» REQUIRED TASK
The records that follow are to be repeated exactly, with the pictures removed.

Dataset items
- - - -
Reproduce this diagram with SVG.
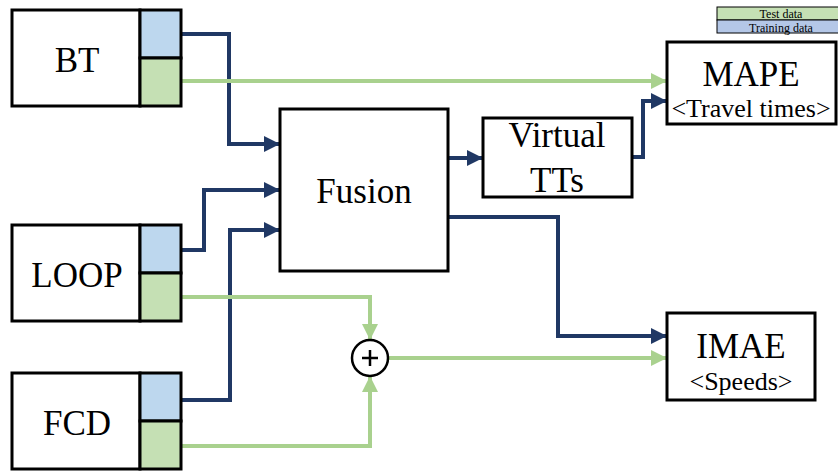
<svg xmlns="http://www.w3.org/2000/svg" width="838" height="474" viewBox="0 0 838 474">
<style>
.box{fill:#fff;stroke:#000;stroke-width:3}
.tr{fill:#BDD7EE;stroke:#000;stroke-width:3}
.te{fill:#C5E0B4;stroke:#000;stroke-width:3}
.t{font-family:"Liberation Serif","Times New Roman",serif;fill:#000;text-anchor:middle}
.big{font-size:35px}
.sm{font-size:26px}
.bl{fill:none;stroke:#203864;stroke-width:4;stroke-linejoin:miter}
.gr{fill:none;stroke:#A9D18E;stroke-width:4;stroke-linejoin:miter}
</style>
<defs>
<marker id="ab" markerUnits="userSpaceOnUse" markerWidth="16" markerHeight="16" refX="14" refY="7" orient="auto" viewBox="0 0 14 14"><path d="M0,0 L14,7 L0,14 z" fill="#203864"/></marker>
<marker id="ag" markerUnits="userSpaceOnUse" markerWidth="16" markerHeight="16" refX="14" refY="7" orient="auto" viewBox="0 0 14 14"><path d="M0,0 L14,7 L0,14 z" fill="#A9D18E"/></marker>
</defs>
<g id="legend">
<rect x="717" y="7" width="122" height="13" fill="#C5E0B4" stroke="#000" stroke-width="1"/>
<rect x="717" y="20" width="122" height="13" fill="#B4C7E7" stroke="#000" stroke-width="1"/>
<text class="t" x="781" y="17.5" font-size="12">Test data</text>
<text class="t" x="781" y="31.5" font-size="12">Training data</text>
</g>
<g id="connectors">
<path class="bl" d="M181,34 H229 V144 H280" marker-end="url(#ab)"/>
<path class="gr" d="M181,81 H667" marker-end="url(#ag)"/>
<path class="bl" d="M181,250 H204 V190 H280" marker-end="url(#ab)"/>
<path class="bl" d="M181,400 H230 V230 H280" marker-end="url(#ab)"/>
<path class="bl" d="M448,158 H483" marker-end="url(#ab)"/>
<path class="bl" d="M632,157 H643 V101 H667" marker-end="url(#ab)"/>
<path class="bl" d="M448,217 H558 V336 H667" marker-end="url(#ab)"/>
<path class="gr" d="M181,297 H370 V340" marker-end="url(#ag)"/>
<path class="gr" d="M181,446 H370 V376" marker-end="url(#ag)"/>
<path class="gr" d="M388,358 H667" marker-end="url(#ag)"/>
</g>
<g id="bt">
<rect class="box" x="12" y="10" width="128" height="96"/>
<rect class="tr" x="140" y="10" width="41" height="48"/>
<rect class="te" x="140" y="58" width="41" height="48"/>
<text class="t big" x="77" y="72">BT</text>
</g>
<g id="loop">
<rect class="box" x="12" y="225" width="128" height="96"/>
<rect class="tr" x="140" y="225" width="41" height="48"/>
<rect class="te" x="140" y="273" width="41" height="48"/>
<text class="t big" x="77" y="287">LOOP</text>
</g>
<g id="fcd">
<rect class="box" x="12" y="373" width="128" height="96"/>
<rect class="tr" x="140" y="373" width="41" height="48"/>
<rect class="te" x="140" y="421" width="41" height="48"/>
<text class="t big" x="77" y="435">FCD</text>
</g>
<g id="fusion">
<rect class="box" x="280" y="109" width="168" height="162"/>
<text class="t big" x="364" y="203">Fusion</text>
</g>
<g id="virtual">
<rect class="box" x="483" y="118" width="149" height="79"/>
<text class="t big" x="557" y="147">Virtual</text>
<text class="t big" x="557" y="192">TTs</text>
</g>
<g id="mape">
<rect class="box" x="667" y="42" width="169" height="82"/>
<text class="t big" x="751" y="86">MAPE</text>
<text class="t sm" x="751" y="117">&lt;Travel times&gt;</text>
</g>
<g id="imae">
<rect class="box" x="667" y="313" width="148" height="87"/>
<text class="t big" x="741" y="358">IMAE</text>
<text class="t sm" x="741" y="390">&lt;Speeds&gt;</text>
</g>
<g id="plus">
<circle cx="370" cy="358" r="18" fill="#fff" stroke="#000" stroke-width="2.5"/>
<path d="M362,358 H378 M370,350 V366" stroke="#000" stroke-width="2.5"/>
</g>
</svg>
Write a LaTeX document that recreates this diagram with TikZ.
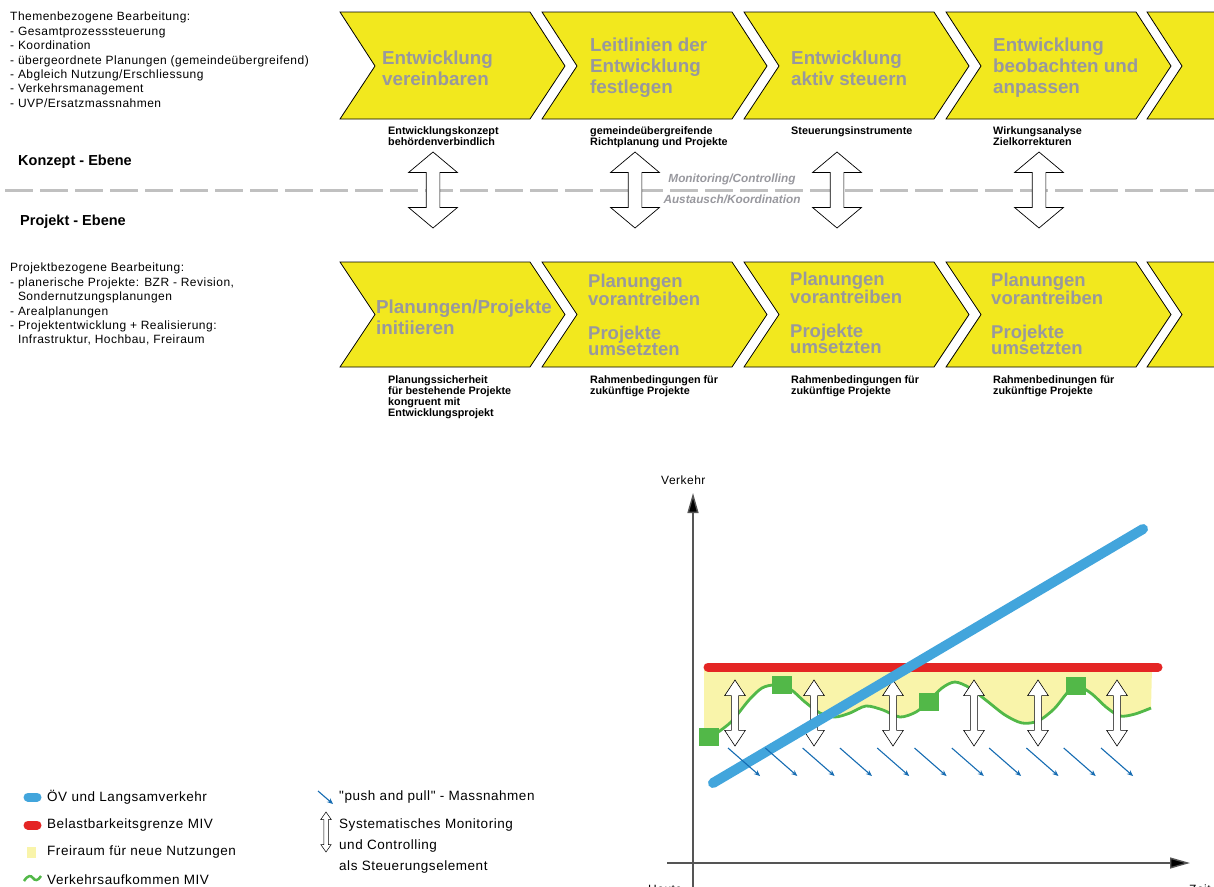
- - - -
» SOLUTION TO THE EXERCISE
Reproduce this diagram with SVG.
<svg xmlns="http://www.w3.org/2000/svg" width="838" height="474" viewBox="0 0 838 474">
<style>
.box{fill:#fff;stroke:#000;stroke-width:3}
.tr{fill:#BDD7EE;stroke:#000;stroke-width:3}
.te{fill:#C5E0B4;stroke:#000;stroke-width:3}
.t{font-family:"Liberation Serif","Times New Roman",serif;fill:#000;text-anchor:middle}
.big{font-size:35px}
.sm{font-size:26px}
.bl{fill:none;stroke:#203864;stroke-width:4;stroke-linejoin:miter}
.gr{fill:none;stroke:#A9D18E;stroke-width:4;stroke-linejoin:miter}
</style>
<defs>
<marker id="ab" markerUnits="userSpaceOnUse" markerWidth="16" markerHeight="16" refX="14" refY="7" orient="auto" viewBox="0 0 14 14"><path d="M0,0 L14,7 L0,14 z" fill="#203864"/></marker>
<marker id="ag" markerUnits="userSpaceOnUse" markerWidth="16" markerHeight="16" refX="14" refY="7" orient="auto" viewBox="0 0 14 14"><path d="M0,0 L14,7 L0,14 z" fill="#A9D18E"/></marker>
</defs>
<g id="legend">
<rect x="717" y="7" width="122" height="13" fill="#C5E0B4" stroke="#000" stroke-width="1"/>
<rect x="717" y="20" width="122" height="13" fill="#B4C7E7" stroke="#000" stroke-width="1"/>
<text class="t" x="781" y="17.5" font-size="12">Test data</text>
<text class="t" x="781" y="31.5" font-size="12">Training data</text>
</g>
<g id="connectors">
<path class="bl" d="M181,34 H229 V144 H280" marker-end="url(#ab)"/>
<path class="gr" d="M181,81 H667" marker-end="url(#ag)"/>
<path class="bl" d="M181,250 H204 V190 H280" marker-end="url(#ab)"/>
<path class="bl" d="M181,400 H230 V230 H280" marker-end="url(#ab)"/>
<path class="bl" d="M448,158 H483" marker-end="url(#ab)"/>
<path class="bl" d="M632,157 H643 V101 H667" marker-end="url(#ab)"/>
<path class="bl" d="M448,217 H558 V336 H667" marker-end="url(#ab)"/>
<path class="gr" d="M181,297 H370 V340" marker-end="url(#ag)"/>
<path class="gr" d="M181,446 H370 V376" marker-end="url(#ag)"/>
<path class="gr" d="M388,358 H667" marker-end="url(#ag)"/>
</g>
<g id="bt">
<rect class="box" x="12" y="10" width="128" height="96"/>
<rect class="tr" x="140" y="10" width="41" height="48"/>
<rect class="te" x="140" y="58" width="41" height="48"/>
<text class="t big" x="77" y="72">BT</text>
</g>
<g id="loop">
<rect class="box" x="12" y="225" width="128" height="96"/>
<rect class="tr" x="140" y="225" width="41" height="48"/>
<rect class="te" x="140" y="273" width="41" height="48"/>
<text class="t big" x="77" y="287">LOOP</text>
</g>
<g id="fcd">
<rect class="box" x="12" y="373" width="128" height="96"/>
<rect class="tr" x="140" y="373" width="41" height="48"/>
<rect class="te" x="140" y="421" width="41" height="48"/>
<text class="t big" x="77" y="435">FCD</text>
</g>
<g id="fusion">
<rect class="box" x="280" y="109" width="168" height="162"/>
<text class="t big" x="364" y="203">Fusion</text>
</g>
<g id="virtual">
<rect class="box" x="483" y="118" width="149" height="79"/>
<text class="t big" x="557" y="147">Virtual</text>
<text class="t big" x="557" y="192">TTs</text>
</g>
<g id="mape">
<rect class="box" x="667" y="42" width="169" height="82"/>
<text class="t big" x="751" y="86">MAPE</text>
<text class="t sm" x="751" y="117">&lt;Travel times&gt;</text>
</g>
<g id="imae">
<rect class="box" x="667" y="313" width="148" height="87"/>
<text class="t big" x="741" y="358">IMAE</text>
<text class="t sm" x="741" y="390">&lt;Speeds&gt;</text>
</g>
<g id="plus">
<circle cx="370" cy="358" r="18" fill="#fff" stroke="#000" stroke-width="2.5"/>
<path d="M362,358 H378 M370,350 V366" stroke="#000" stroke-width="2.5"/>
</g>
</svg>
Write a LaTeX document that recreates this diagram with TikZ.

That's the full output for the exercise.